— BEGIN Records shown —

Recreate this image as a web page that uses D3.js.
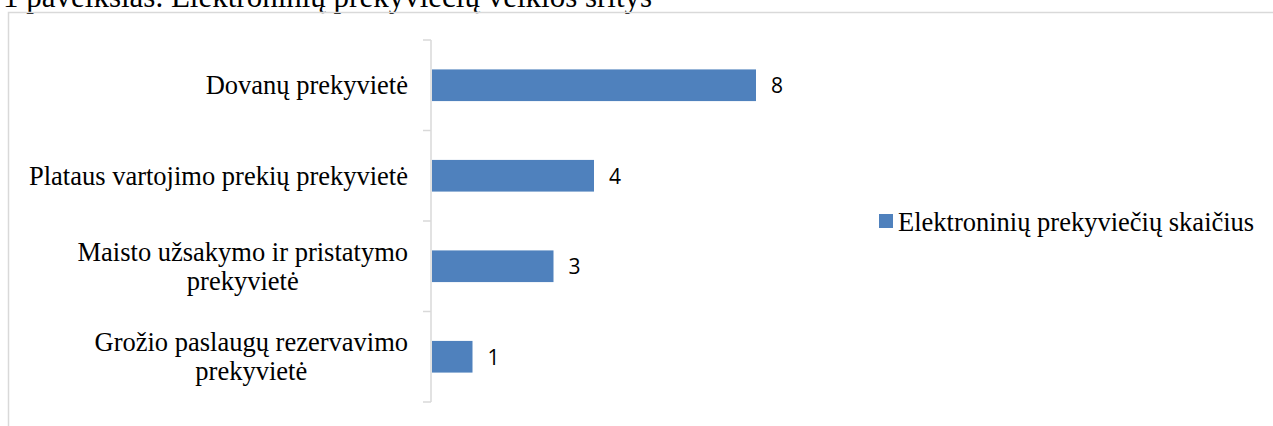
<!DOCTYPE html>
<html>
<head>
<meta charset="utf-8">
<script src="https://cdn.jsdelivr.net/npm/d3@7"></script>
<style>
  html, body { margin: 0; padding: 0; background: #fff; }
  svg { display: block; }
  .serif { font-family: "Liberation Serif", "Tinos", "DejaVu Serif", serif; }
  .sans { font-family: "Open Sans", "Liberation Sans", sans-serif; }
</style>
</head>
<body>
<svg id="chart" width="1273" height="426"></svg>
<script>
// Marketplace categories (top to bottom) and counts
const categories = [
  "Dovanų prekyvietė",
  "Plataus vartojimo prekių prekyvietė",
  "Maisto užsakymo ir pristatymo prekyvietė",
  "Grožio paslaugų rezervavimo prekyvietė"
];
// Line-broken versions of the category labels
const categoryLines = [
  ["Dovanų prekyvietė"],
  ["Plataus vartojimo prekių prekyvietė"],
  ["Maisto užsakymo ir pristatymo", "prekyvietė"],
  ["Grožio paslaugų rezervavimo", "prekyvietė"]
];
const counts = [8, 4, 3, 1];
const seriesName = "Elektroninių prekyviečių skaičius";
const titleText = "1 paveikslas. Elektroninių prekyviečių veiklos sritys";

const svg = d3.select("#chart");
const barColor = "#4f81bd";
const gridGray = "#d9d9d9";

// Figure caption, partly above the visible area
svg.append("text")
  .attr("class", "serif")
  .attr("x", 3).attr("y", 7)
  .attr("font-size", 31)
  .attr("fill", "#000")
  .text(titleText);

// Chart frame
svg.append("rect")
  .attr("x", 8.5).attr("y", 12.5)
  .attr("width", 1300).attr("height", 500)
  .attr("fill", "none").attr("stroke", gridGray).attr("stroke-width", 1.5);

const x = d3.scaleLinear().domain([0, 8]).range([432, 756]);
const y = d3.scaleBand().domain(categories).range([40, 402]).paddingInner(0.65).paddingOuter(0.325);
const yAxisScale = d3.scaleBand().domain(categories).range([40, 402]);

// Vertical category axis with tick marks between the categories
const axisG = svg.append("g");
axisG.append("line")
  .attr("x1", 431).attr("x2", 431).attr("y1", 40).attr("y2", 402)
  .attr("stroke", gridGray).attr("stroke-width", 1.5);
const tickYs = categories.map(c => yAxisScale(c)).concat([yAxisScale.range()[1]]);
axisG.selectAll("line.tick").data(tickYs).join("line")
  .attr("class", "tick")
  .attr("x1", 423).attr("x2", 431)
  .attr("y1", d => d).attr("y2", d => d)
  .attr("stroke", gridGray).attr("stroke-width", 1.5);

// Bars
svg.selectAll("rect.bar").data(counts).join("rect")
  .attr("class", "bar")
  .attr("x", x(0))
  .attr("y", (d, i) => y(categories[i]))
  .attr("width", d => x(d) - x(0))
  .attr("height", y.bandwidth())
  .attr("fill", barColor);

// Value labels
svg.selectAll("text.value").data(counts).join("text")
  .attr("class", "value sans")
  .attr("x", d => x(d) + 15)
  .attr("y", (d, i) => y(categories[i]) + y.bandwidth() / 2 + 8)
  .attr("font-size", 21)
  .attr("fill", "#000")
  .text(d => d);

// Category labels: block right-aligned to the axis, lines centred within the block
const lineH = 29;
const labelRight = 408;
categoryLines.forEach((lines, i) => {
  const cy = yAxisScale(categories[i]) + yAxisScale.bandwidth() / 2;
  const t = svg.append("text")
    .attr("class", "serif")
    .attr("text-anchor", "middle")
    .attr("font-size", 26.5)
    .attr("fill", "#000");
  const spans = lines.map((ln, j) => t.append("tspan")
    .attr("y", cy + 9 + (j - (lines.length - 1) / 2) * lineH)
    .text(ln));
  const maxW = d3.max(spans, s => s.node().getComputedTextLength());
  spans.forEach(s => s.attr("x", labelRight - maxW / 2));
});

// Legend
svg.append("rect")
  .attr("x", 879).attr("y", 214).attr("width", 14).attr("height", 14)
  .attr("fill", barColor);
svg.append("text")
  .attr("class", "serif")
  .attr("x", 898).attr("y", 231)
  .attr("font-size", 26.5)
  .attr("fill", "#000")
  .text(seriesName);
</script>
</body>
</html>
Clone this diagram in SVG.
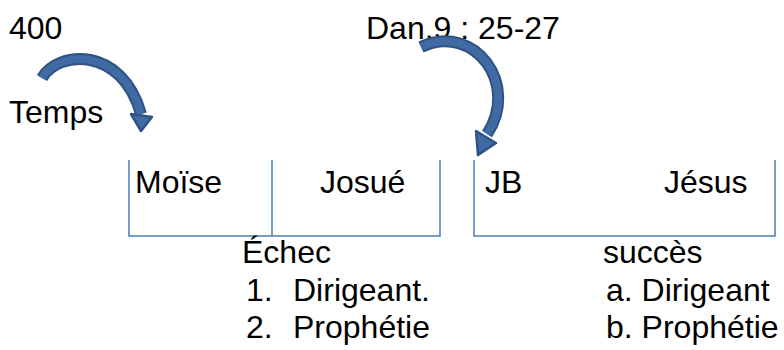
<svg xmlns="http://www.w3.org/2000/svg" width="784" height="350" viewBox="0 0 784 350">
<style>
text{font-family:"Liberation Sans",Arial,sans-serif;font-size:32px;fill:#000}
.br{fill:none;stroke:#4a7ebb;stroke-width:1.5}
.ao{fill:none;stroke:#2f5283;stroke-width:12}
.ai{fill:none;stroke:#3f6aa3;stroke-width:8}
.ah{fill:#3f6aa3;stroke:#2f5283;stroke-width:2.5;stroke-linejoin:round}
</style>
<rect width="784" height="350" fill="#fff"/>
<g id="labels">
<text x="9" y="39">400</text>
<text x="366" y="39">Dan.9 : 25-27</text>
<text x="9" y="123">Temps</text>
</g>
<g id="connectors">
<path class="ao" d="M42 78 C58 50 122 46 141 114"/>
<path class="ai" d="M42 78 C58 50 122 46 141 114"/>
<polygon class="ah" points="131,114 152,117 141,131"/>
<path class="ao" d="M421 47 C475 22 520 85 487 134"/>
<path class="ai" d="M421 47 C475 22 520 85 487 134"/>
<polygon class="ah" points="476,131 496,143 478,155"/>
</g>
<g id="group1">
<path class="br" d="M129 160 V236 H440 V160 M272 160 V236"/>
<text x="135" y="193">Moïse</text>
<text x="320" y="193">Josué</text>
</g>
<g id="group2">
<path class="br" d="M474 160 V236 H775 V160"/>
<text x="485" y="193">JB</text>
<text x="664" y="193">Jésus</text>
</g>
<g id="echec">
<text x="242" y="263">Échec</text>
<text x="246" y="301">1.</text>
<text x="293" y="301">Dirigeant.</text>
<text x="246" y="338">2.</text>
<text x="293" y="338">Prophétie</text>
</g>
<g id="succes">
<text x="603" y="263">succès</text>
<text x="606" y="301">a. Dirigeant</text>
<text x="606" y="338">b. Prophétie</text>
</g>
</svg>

— END Records shown —

▸ **Written exercise**
For the string "this", count the lines of the entries above that include it; answer with the number only.

▸ **The result**
2